Strip the pictures and reproduce the rest of the listing exactly.

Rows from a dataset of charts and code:
************

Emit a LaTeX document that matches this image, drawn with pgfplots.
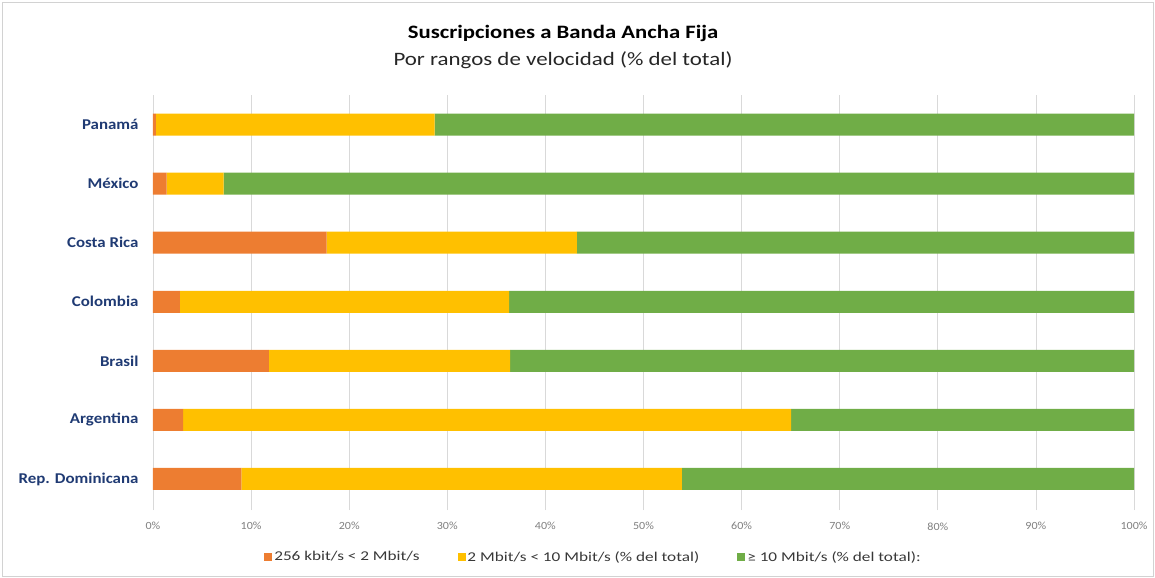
\documentclass[border=0pt]{standalone}
\usepackage{graphicx}
\usepackage{pgfplots}
\pgfplotsset{compat=1.18}
\usepackage{fontspec}
\setmainfont{Carlito}
\definecolor{cOr}{HTML}{ED7D31}
\definecolor{cYe}{HTML}{FFC000}
\definecolor{cGr}{HTML}{70AD47}
\definecolor{cCat}{HTML}{1F3A73}
\definecolor{cTick}{HTML}{7F7F7F}
\definecolor{cGrid}{HTML}{D9D9D9}
\newcommand{\sx}[2]{\scalebox{#1}[1]{#2}}
\begin{document}
\begin{tikzpicture}
\begin{axis}[name=ax,
  xbar stacked,
  scale only axis,
  clip=false,
  width=981bp, height=415bp,
  xmin=0, xmax=100,
  ymin=-0.525, ymax=6.5,
  bar width=22bp,
  xtick={0,10,...,100},
  xticklabel={\sx{1.1}{\pgfmathprintnumber{\tick}\%}},
  /pgf/number format/assume math mode=true,
  ytick={0,1,2,3,4,5,6},
  yticklabels={\sx{1.13}{Rep. Dominicana},\sx{1.13}{Argentina},\sx{1.13}{Brasil},\sx{1.13}{Colombia},\sx{1.13}{Costa Rica},\sx{1.13}{México},\sx{1.13}{Panamá}},
  yticklabel style={font=\fontsize{15}{17}\selectfont\bfseries, text=cCat, xshift=-11bp},
  xticklabel style={font=\fontsize{11}{12}\selectfont, text=cTick, yshift=-9bp},
  xmajorgrids, major grid style={cGrid, line width=0.8pt},
  axis x line*=bottom, axis y line*=left,
  x axis line style={draw=none},
  y axis line style={cGrid, line width=0.8pt},
  tick style={draw=none},
  xtick pos=bottom,
  axis line style={-},
  legend style={at={(0.449,-0.113)}, anchor=center, draw=none, fill=none,
    legend columns=3, font=\fontsize{13.5}{15}\selectfont, text=black!78,
    /tikz/every even column/.append style={column sep=36bp},
    /tikz/every odd column/.append style={inner xsep=1bp}},
  legend image code/.code={\fill[#1] (0bp,-4bp) rectangle (8bp,4bp);},
]
\addplot[fill=cOr, draw=none] coordinates {(9.0,0) (3.06,1) (11.8,2) (2.75,3) (17.7,4) (1.4,5) (0.3,6)};
\addplot[fill=cYe, draw=none] coordinates {(44.9,0) (62.0,1) (24.6,2) (33.55,3) (25.5,4) (5.8,5) (28.4,6)};
\addplot[fill=cGr, draw=none] coordinates {(46.1,0) (34.94,1) (63.6,2) (63.7,3) (56.8,4) (92.8,5) (71.3,6)};
\legend{\sx{1.28}{256 kbit/s < 2 Mbit/s}, \sx{1.28}{2 Mbit/s < 10 Mbit/s (\% del total)}, \sx{1.28}{≥ 10 Mbit/s (\% del total):}}
\node[font=\fontsize{19}{21}\selectfont\bfseries, anchor=center] at (rel axis cs:0.418,1.149) {\sx{1.2}{Suscripciones a Banda Ancha Fija}};
\node[font=\fontsize{19}{21}\selectfont, anchor=center, text=black!85] at (rel axis cs:0.418,1.084) {\sx{1.21}{Por rangos de velocidad (\% del total)}};
\end{axis}
\path[use as bounding box] (ax.south west) ++(-153bp,-68bp) rectangle ++(1155bp,578bp);
\draw[gray!35, line width=0.8pt] (ax.south west) ++(-151bp,-66bp) rectangle ++(1151bp,574bp);
\end{tikzpicture}
\end{document}
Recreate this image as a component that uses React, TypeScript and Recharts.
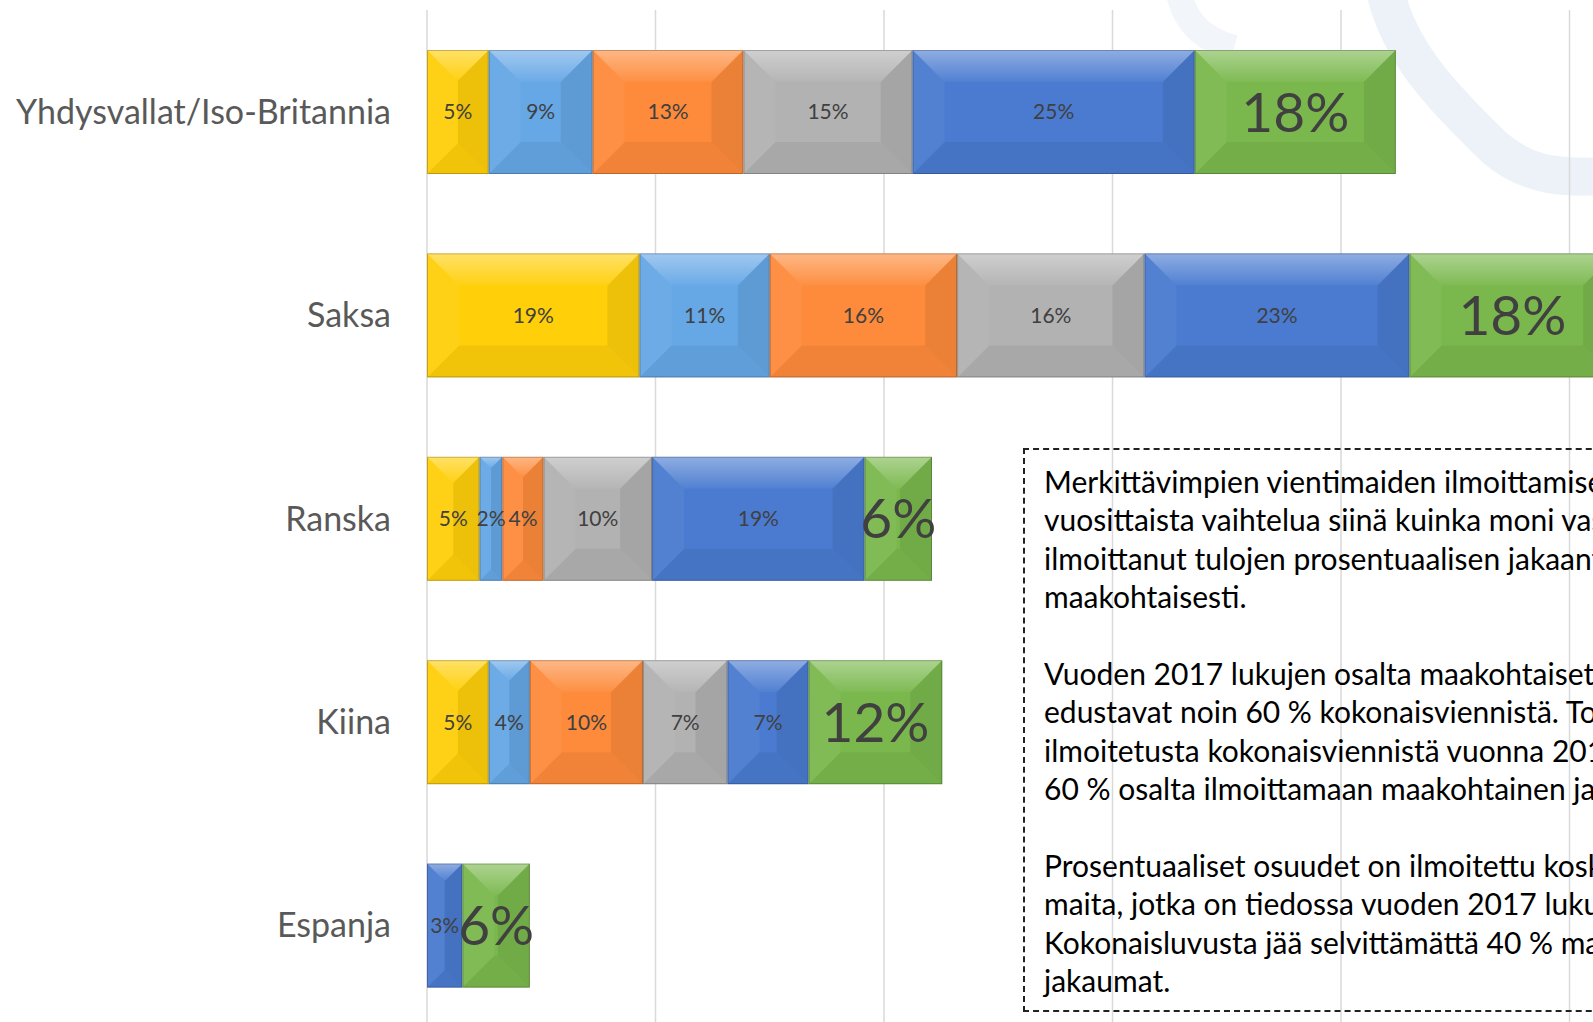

************

RESULT OF THE TASK –
Emit a LaTeX document that matches this image, drawn with pgfplots.
\documentclass[border=0pt]{standalone}
\usepackage{graphicx}
\usepackage{pgfplots}
\pgfplotsset{compat=1.18}
\usepackage{fontspec}
\setmainfont{Carlito}
\definecolor{cOr}{HTML}{ED7D31}
\definecolor{cYe}{HTML}{FFC000}
\definecolor{cGr}{HTML}{70AD47}
\definecolor{cCat}{HTML}{1F3A73}
\definecolor{cTick}{HTML}{7F7F7F}
\definecolor{cGrid}{HTML}{D9D9D9}
\newcommand{\sx}[2]{\scalebox{#1}[1]{#2}}
\begin{document}
\begin{tikzpicture}
\begin{axis}[name=ax,
  xbar stacked,
  scale only axis,
  clip=false,
  width=981bp, height=415bp,
  xmin=0, xmax=100,
  ymin=-0.525, ymax=6.5,
  bar width=22bp,
  xtick={0,10,...,100},
  xticklabel={\sx{1.1}{\pgfmathprintnumber{\tick}\%}},
  /pgf/number format/assume math mode=true,
  ytick={0,1,2,3,4,5,6},
  yticklabels={\sx{1.13}{Rep. Dominicana},\sx{1.13}{Argentina},\sx{1.13}{Brasil},\sx{1.13}{Colombia},\sx{1.13}{Costa Rica},\sx{1.13}{México},\sx{1.13}{Panamá}},
  yticklabel style={font=\fontsize{15}{17}\selectfont\bfseries, text=cCat, xshift=-11bp},
  xticklabel style={font=\fontsize{11}{12}\selectfont, text=cTick, yshift=-9bp},
  xmajorgrids, major grid style={cGrid, line width=0.8pt},
  axis x line*=bottom, axis y line*=left,
  x axis line style={draw=none},
  y axis line style={cGrid, line width=0.8pt},
  tick style={draw=none},
  xtick pos=bottom,
  axis line style={-},
  legend style={at={(0.449,-0.113)}, anchor=center, draw=none, fill=none,
    legend columns=3, font=\fontsize{13.5}{15}\selectfont, text=black!78,
    /tikz/every even column/.append style={column sep=36bp},
    /tikz/every odd column/.append style={inner xsep=1bp}},
  legend image code/.code={\fill[#1] (0bp,-4bp) rectangle (8bp,4bp);},
]
\addplot[fill=cOr, draw=none] coordinates {(9.0,0) (3.06,1) (11.8,2) (2.75,3) (17.7,4) (1.4,5) (0.3,6)};
\addplot[fill=cYe, draw=none] coordinates {(44.9,0) (62.0,1) (24.6,2) (33.55,3) (25.5,4) (5.8,5) (28.4,6)};
\addplot[fill=cGr, draw=none] coordinates {(46.1,0) (34.94,1) (63.6,2) (63.7,3) (56.8,4) (92.8,5) (71.3,6)};
\legend{\sx{1.28}{256 kbit/s < 2 Mbit/s}, \sx{1.28}{2 Mbit/s < 10 Mbit/s (\% del total)}, \sx{1.28}{≥ 10 Mbit/s (\% del total):}}
\node[font=\fontsize{19}{21}\selectfont\bfseries, anchor=center] at (rel axis cs:0.418,1.149) {\sx{1.2}{Suscripciones a Banda Ancha Fija}};
\node[font=\fontsize{19}{21}\selectfont, anchor=center, text=black!85] at (rel axis cs:0.418,1.084) {\sx{1.21}{Por rangos de velocidad (\% del total)}};
\end{axis}
\path[use as bounding box] (ax.south west) ++(-153bp,-68bp) rectangle ++(1155bp,578bp);
\draw[gray!35, line width=0.8pt] (ax.south west) ++(-151bp,-66bp) rectangle ++(1151bp,574bp);
\end{tikzpicture}
\end{document}
Recreate this image as a component that uses React, TypeScript and Recharts.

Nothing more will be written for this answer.